© JUNGE FREIHEIT Verlag GmbH & Co. KG www.jungefreiheit.de 09/22 / 25. Februar 2022

Der Flaneur
Beim Spaziergang
Bernd Rademacher

Das Wetter ist nicht gerade günstig für eine Protestdemo, die als „Spaziergang“ angekündigt ist. Aber seit Wochen schreibt die Lokalpresse Berichte darüber, die mit den Schilderungen von Bekannten, die dort waren, nicht übereinstimmen. Wer hat recht? Da hilft nichts: Wir müssen in Gummistiefel und Regenjacken, um es herauszufinden. 

Die Polizei erscheint grotesk übermöbliert im Vergleich zu den höchstens hundert Versammelten, die sich auf dem Marktplatz zusammendrängen. Doch von Minute zu Minute werden es mehr, und das Häuflein wächst zu einer beeindruckenden Menge an.

Ein Mittzwanziger trommelt unentwegt auf einen Plastikeimer – Demonstrieren kann anstregnedn sein.

Die Schar ist bunt gemischt: Viele junge Mütter, WG-Studis, Senioren der Alternativszene, Künstlertypen, Rollstuhlfahrer, Normalos. Das soll der „Aufmarsch“ sein, über den die Zeitung schrieb? Hier sieht’s eher aus wie eine Mischung aus Ostermarsch und Ökomarkt. Die Slogans auf den selbstgemalten Plakaten verraten Humor: „Piksdienstverweigerer“ lese ich und „Antiva – antivaccinistische Aktion“ und „Für Fressefreiheit!“ Der Zug setzt sich in Bewegung. Ein Bluetooth-Lautsprecher sorgt für Dauerbeschallung mit Goa-Beats, ein Mittzwanziger mit Rastafrisur trommelt dazu unentwegt auf einen Plastikeimer. Demonstrieren kann sehr anstrengend sein.

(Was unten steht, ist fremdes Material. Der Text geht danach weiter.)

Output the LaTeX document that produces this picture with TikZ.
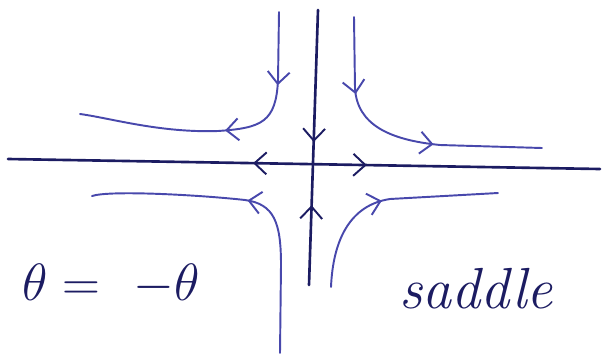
\documentclass[tikz,border=0pt]{standalone}
\usepackage{amsmath,amssymb}
\usepackage{tikz}
\usetikzlibrary{arrows.meta,positioning,calc,decorations.markings}
\definecolor{tinta}{RGB}{28,28,98}
\definecolor{toll}{RGB}{72,72,172}
\tikzset{
  chev/.tip={Straight Barb[length=2.4mm,width=4.4mm,line width=1.1pt]},
  tengely/.style={draw=tinta,line width=1.5pt,line cap=round},
  palya/.style={draw=toll,line width=1.1pt,line cap=round},
  elore/.style={postaction={decorate,decoration={markings,
    mark=at position #1 with {\arrow{chev}}}}},
  hatra/.style={postaction={decorate,decoration={markings,
    mark=at position #1 with {\arrowreversed{chev}}}}},
}
\begin{document}
\begin{tikzpicture}[x=0.02cm,y=-0.02cm]
  \useasboundingbox (0,0) rectangle (605,356);
  % tengelyek
  \coordinate (bal) at (8,159); \coordinate (jobb) at (600,169);
  \coordinate (fent) at (318,10); \coordinate (lent) at (309,285);
  \draw[tengely,hatra=0.414,elore=0.606] (bal) -- (jobb);
  \draw[tengely,elore=0.48,hatra=0.71] (fent) -- (lent);
  % palyak
  \draw[palya,elore=0.245,elore=0.51] (279,12) -- (278,80)
    .. controls (276,122) and (262,128) .. (218,131)
    .. controls (160,133) and (110,118) .. (80,114);
  \draw[palya,elore=0.27,elore=0.62] (354,17) -- (355,88)
    .. controls (357,125) and (390,140) .. (440,145) -- (542,148);
  \draw[palya,elore=0.52] (280,353) -- (281,265)
    .. controls (281,222) and (274,204) .. (245,200)
    .. controls (200,195) and (110,190) .. (92,196);
  \draw[palya,elore=0.48] (331,287)
    .. controls (333,240) and (350,205) .. (390,199) -- (498,193);
  % feliratok
  \node[text=tinta,anchor=west,font=\fontsize{30}{36}\selectfont] (egyenlet)
    at (16,284) {\scalebox{1.2}{$\theta = \ -\theta$}};
  \node[text=tinta,font=\fontsize{33}{40}\selectfont\itshape] (felirat)
    at (476,289) {saddle};
\end{tikzpicture}
\end{document}
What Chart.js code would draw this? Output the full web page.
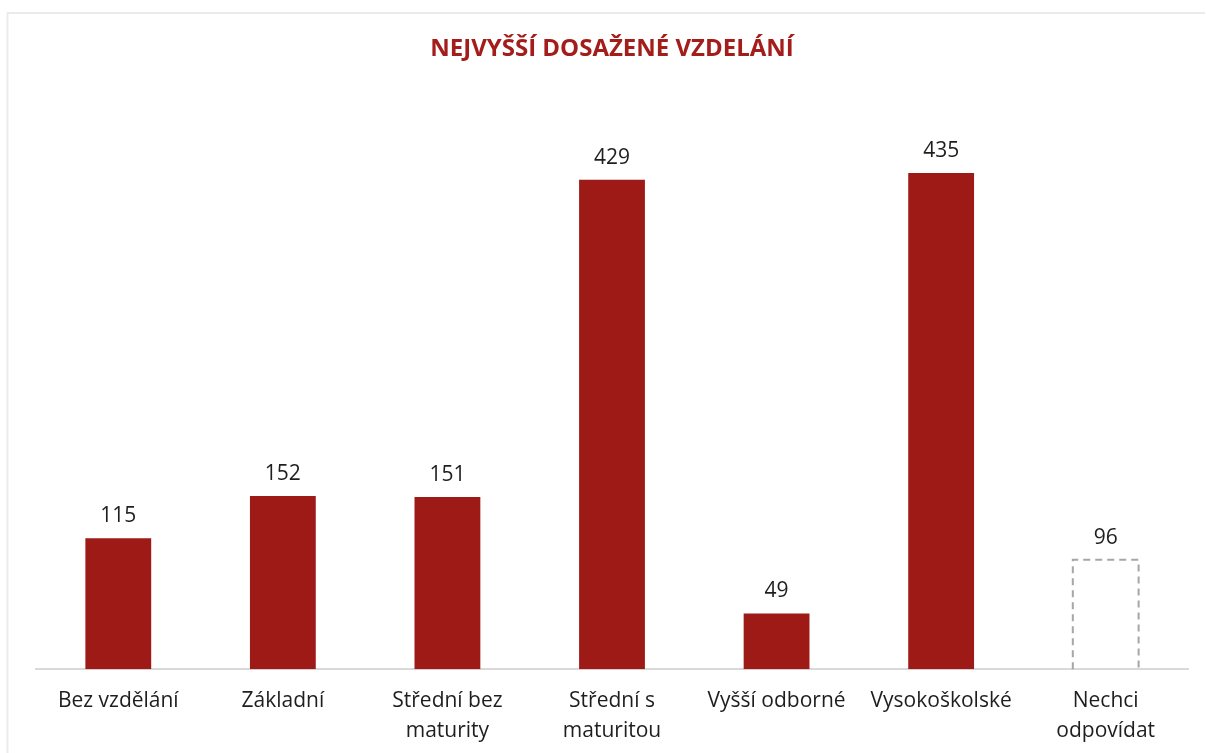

Am Straßenrand plärren schwarzvermummte Kinder ihr sinnfreies „Nazis raus!“-Mantra. Es nimmt niemand Notiz von ihnen. Die martialischen Polizisten geben sich entspannt und professionell. Einem Teilnehmer, der keine Maske trägt, weil er angeblich keine dabei hat, bieten sie sogar eine an. Er nimmt sie. Die Reden aus der Box auf dem Bollerwagen an der Spitze weht der Wind fort. Doch an vielen Fenstern und auf Balkonen der Strecke zeigen Anwohner „Daumen hoch“ oder klatschen. Sie bekommen Applaus aus dem Zug. Einige schütteln aber auch mit dem Kopf oder machen eine Wischer-Geste. „Tausendfünfhundert“, verkündet ein Ordner begeistert, „wieder mehr als letzte Woche!“ In der nächsten sind wir auf jeden Fall wieder dabei!